Maybe when my darkroom is re-done I'll consider more chemicals, including bleach. I appreciate the info, though.
Jdef, Thanks for those links, they will be life-savers. As soon as I settle down on developer and bromide, etc... I'll test my filtration.
Thank you all again,
I presume this paper does not have developer incorporated, but take a little piece of it and immerse it in strong carbonate solution under room light just to see if my presumption is correct.
Old formulas for warm tone developers include a high ratio of hydroquinone and little sulfite. You can try adding a bunch of hydroquinone to the developer you have been using after diluting it more than usual. The bromide will help too. It may require longer printing exposure as well.
The little bit of research I've done suggests that Arista.EDU is indeed Forté Polygrade V: the color filtration values suggested for both papers are indentical, for example, as are the developers and the predicted tones, along with toners...
Forté Polygrade is not developer incorporated, so neither should the .EDU paper be. I don't have any Potassium Carbonate on hand, so I can't test that out.
Having given the prints some time to "grow" on me, the neutral tone does not bother me as much. This reminds me of a time I bought 250 sheets of 8x10 forté RC, which when developed in Ilford Universal Paper developer produced tones WAY too cold. It took me a few sheets to get used to it (I only used it for contact sheets and proofs anyhow). I suspect the .EDU paper would react the same way...
Anyway, Freestyle hasn't answered yet, but I'm not too worried about it.
But I have to ask this:
Has anyone ever used this:
Brown Tone Print Developer (Agfa-120)
I haven't run the formula through my calculator, but if it's long lasting, it might be another option...
Ok, the best "bang for the buck" scenario with the Agfa-120 developer is buying 10lbs of Pot Carbonate, 3lbs of Hidroquinone, and 10lbs of Sodium Sulfite (I'd need 7.5), which comes to $108.80 and yields a little over 56L of developer. that's about $2 per L. Plus shipping
LPD costs $6.99 and yields 22.8L at a 1:6 dilution. That is about $0.30 per L. shipping would be 5-6 bucks max.

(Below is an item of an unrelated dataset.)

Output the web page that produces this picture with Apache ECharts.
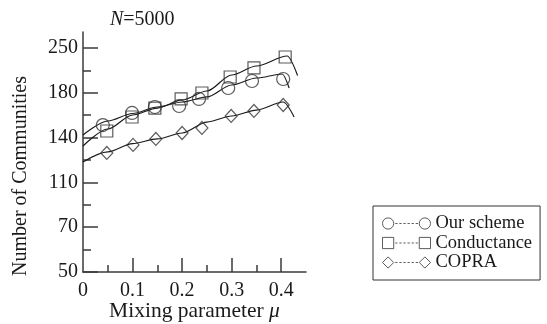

and then there's photog's formulary 106... $21.5 for 16 liters, or $1.35 per L.
BTW, I'm posting these things in the hopes that it will be useful to someone else, but I''d also like to hear people's experiences with these developers (particularly with neutral tone papers). Thanks
Yes, Agfa-120 is essentially identical to Agfa Neutol WA. This is a hydoquinone/sulfite/carbonate developer. It is often used in split development to control/manipulate image tone and contrast.
Originally Posted by Andre R. de Avillez
The Stock Solution formula is:
Water (125F) ---------------- 750ml
Sodium Sulfite ---------------- 60 grams
Hydroquinone ---------------- 24 grams
Potassium Carbonate ---------- 80 grams
Cold water to make ------------ 1 liter
Dilute 1:5 for warm black tones
Dilute 1:4 for brown-black tones
If you add about 5 grams of Potassium Bromide per liter of the working solution it will yield neutral to brown tones, depending on the paper.
This would be an ideal developer to split into 2 (or 3) stock solutions to maximize shelf life.
(A) Dissolve the Hydroquinone in 500ml of Propylene Glycol.
(B) Dissolve the Sulfite, and Carbonate in 500 ml water.
(C) Dissolve 25 grams of Potassium Bromide in water to make 100ml (approx. 25% solution).
For a 1:5 working solution take 1 part A plus 1 part B plus 5 parts water.
For a browner tone, add 2ml of C per liter of the working solution (as a starting point).